What Makes Real Estate Branding Work in Qatar
Premium Visual Language Without the Clichés
Qatar's real estate market has a set of visual clichés — gold gradients, marble textures, generic sans-serif fonts in navy or charcoal. These communicate "luxury real estate" in a generic way. They don't communicate your specific development or agency. Distinctive real estate branding finds a visual language that's premium but specific — a colour palette, a typographic treatment, a photographic style that is recognisably yours.
Photography Standards
Photography is the primary asset in any real estate marketing. Architectural photography, lifestyle photography, and aerial photography need to be briefed and shot to the same quality standard as the brand identity. Weak photography undermines strong branding — the visual system can only do so much if the primary asset is poor.
Bilingual Presentation
Real estate in Qatar is purchased by a mixed audience: Qatari nationals, Gulf Arabs, and international investors. Marketing materials that work in Arabic as well as English — not just translated, but designed bilingually — reach more of this audience. For developments targeted primarily at local buyers, Arabic-first design is appropriate.
Scalable Asset System
Real estate marketing produces a high volume of assets: sales brochures, floor plan layouts, site plans, social media content, outdoor advertising, model apartment signage, agent presentations. A well-designed brand system with clear templates allows this volume to be produced consistently without engaging the designer for every individual piece.
Common Real Estate Branding Mistakes
- Launching a development without a coherent name and visual identity — making changes after launch undermines trust
- Using photography from a different climate or context (European interiors or North American architecture in Qatar marketing)

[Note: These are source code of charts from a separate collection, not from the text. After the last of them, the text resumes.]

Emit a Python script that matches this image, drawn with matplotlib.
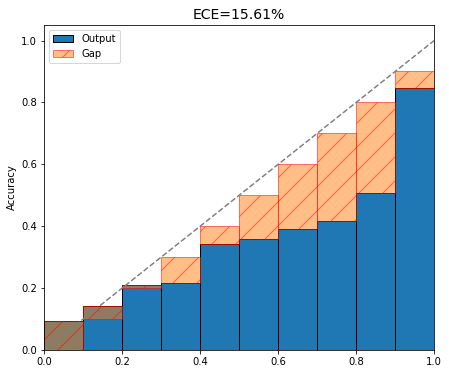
import numpy as np
import matplotlib
matplotlib.use("Agg")
import matplotlib.pyplot as plt

# reliability diagram data (10 bins)
bin_edges = [0.0, 0.1, 0.2, 0.3, 0.4, 0.5, 0.6, 0.7, 0.8, 0.9]
output = [0.094, 0.142, 0.209, 0.218, 0.344, 0.36, 0.392, 0.416, 0.507, 0.847]
confidence = [0.0, 0.1, 0.2, 0.3, 0.4, 0.5, 0.6, 0.7, 0.8, 0.9]
ece = 15.61

bins = np.array(bin_edges)
out = np.array(output)
gap = np.array(confidence) - out

fig, ax = plt.subplots(figsize=(449 / 72, 374 / 72), dpi=72)

ax.bar(bins, out, width=0.1, align='edge', edgecolor='black',
       color='#1f77b4', label='Output')
ax.bar(bins, gap, bottom=out, width=0.1, align='edge', edgecolor='r',
       color='#ff7f0e', alpha=0.5, hatch='/', label='Gap')

ax.plot([0, 1], [0, 1], '--', color='gray', linewidth=1.5)

ax.set_xlim(0, 1)
ax.set_ylim(0, 1.05)
ax.set_ylabel("Accuracy")
ax.set_title("ECE=%.2f%%" % ece, fontsize=14)
ax.legend(loc='upper left')

fig.subplots_adjust(left=0.098, right=0.967, top=0.933, bottom=0.064)
fig.savefig("out.png")
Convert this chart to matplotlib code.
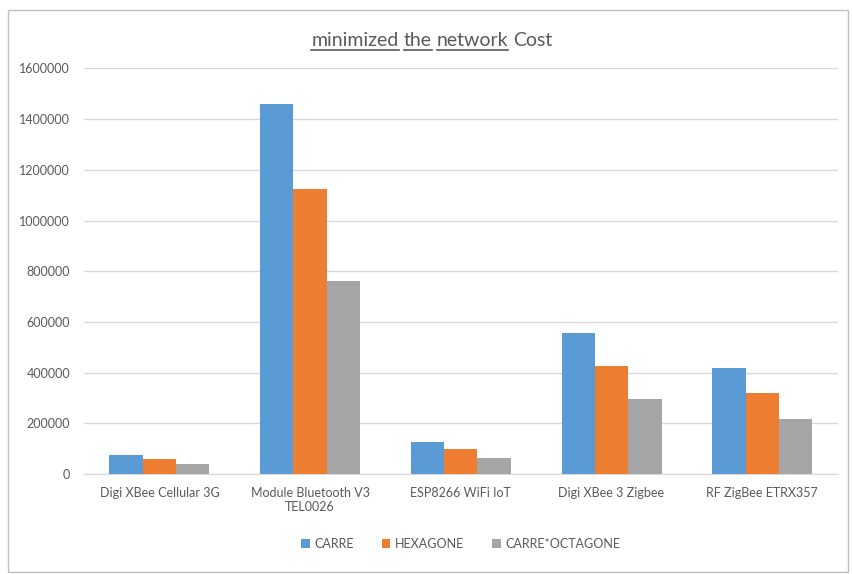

- Ignoring the sales suite environment — the physical space where purchases happen should be the best expression of the brand
- Building a strong launch identity but not maintaining it through the sales period
What to Budget
Development branding for a mid-scale Qatar project — name, identity, sales collateral suite, digital templates — typically runs QAR 25,000–70,000. Agency branding (logo, visual identity, signboard templates, marketing collateral suite) runs QAR 15,000–35,000. Photography is budgeted separately and can add QAR 10,000–40,000 depending on scope.